Reporter: Sawijan
suararakyat.net | Pergantian Tahun Baru Masehi selalu dirayakan dengan ramai hingar bingar suka cita dimana mana. Sedangkan malam Tahun Baru Suro atau Hijriyah bagi orang Jawa selalu dirayakan dengan lek-lekan (tirakat semalam suntuk), bersemedi, menyepi ke puncak gunung, tepi laut, tempat keramat dan lain-lain. Itu sebagai wujud intropeksi diri, eling (ingat akan dirinya dihadapan Tuhan), lelaku agar kuat dari godaan.
Malam Satu Suro memang dianggap sakral bagi Umat Muslim karena sebagai pergantian tahun baru dalam kalender Hijriyah. Orang Jawa memberinya nama Bulan Suro. Bulan Suro versi sekarang yang dianut orang Jawa adalah ‘bulan Suro Sultan Agungan’, yang artinya bulan Suro di Jawa diperingati oleh orang yang merasa dirinya berdarah Jawa. Ini dibuktikan setiap peringatan Malam Satu Suro pasti akan diperingati sebagian besar orang Jawa yang walaupun dirinya diluar muslim (berbagai keyakinan). Inilah pengaruh kebijakan Sultan Agung Raja Mataram 1613-1640 M.
Kebijakan itu berdampak sangat besar untuk menunjukkan pengaruh dirinya sebagai raja besar,yang pada masanya mencapai puncak kejayaan Mataram. Dalam masa kejayaan itu bisa dilihat dengan kekuatan militernya, ekonominya kuat sehingga melahirkan karya karya sastra yang luar biasa dan kebijakan menentukan Satu Suro atau Muharram bersamaan dengan Satu Saka yang kemudian diberi nama tahun baru Jawa. Dengan demikian Sultan Agung berhasil menyebarkan ajaran Islam setelah hilangnya Walisanga.

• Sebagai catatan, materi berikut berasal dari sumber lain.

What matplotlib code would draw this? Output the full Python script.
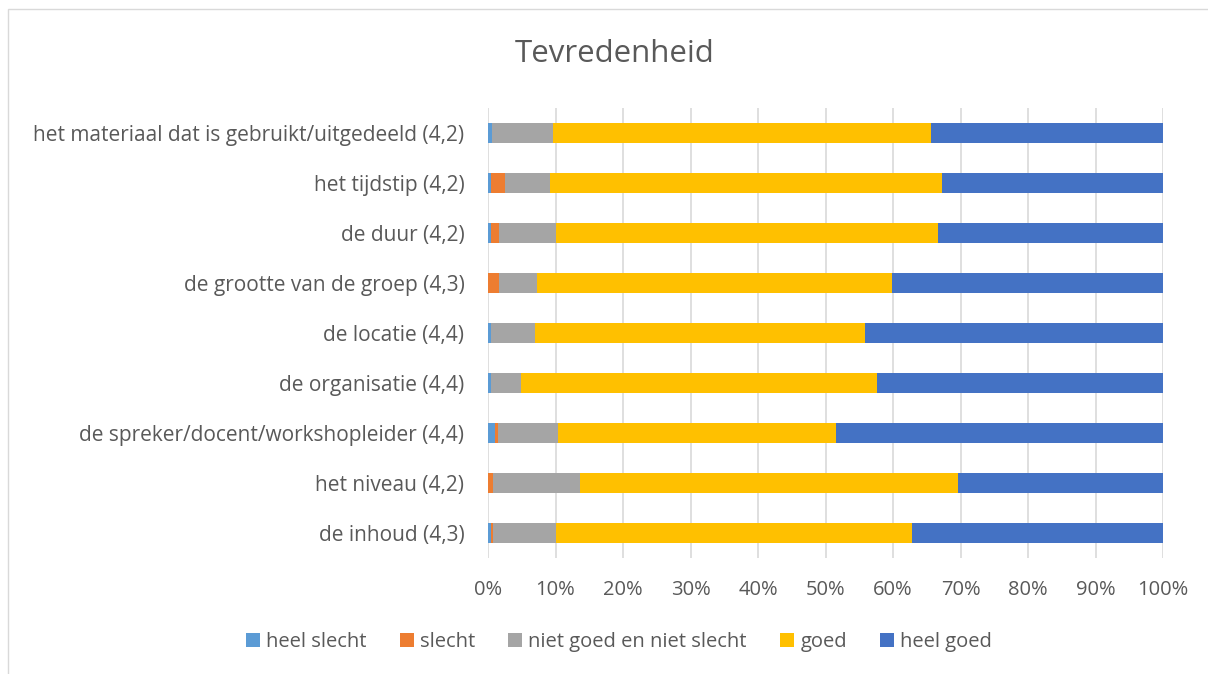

Di pusat-pusat kebudayaan seperti Keraton Surakarta dan Yogyakarta juga melakukan acara ritual untuk menghormati Bulan Suro. Tepat tengah malam keraton Surakarta dalam pergantian tahun Suro dengan mengarak Kebo Bule Kyai Slamet sebagai cucuk lampah (penunjuk jalan agar diberi keselamatan kesejahteraan sebagai simbolis) dengan diikuti arakan pusaka dan masyarakat eks Karesidenan Surakarta. Sedangkan keraton Yogyakarta mengadakan mubeng atau keliling beteng keraton tujuh kali dengan tapa bisu (menahan bicara), yang artinya menjalani tirakat memohon pada Yang Esa dalam hatinya agar diberikan keselamatan sejahteraan.
Semua yang dilakukan orang Jawa tak lepas dari kepercayaan keyakinan dalam dirinya. Dengan mawas diri orang Jawa yakin esensi lelaku yang dilakukan akan semakin mendekatkan diri atau wujud ungkapan permohonan pada yang menguasai dirinya dan dunia.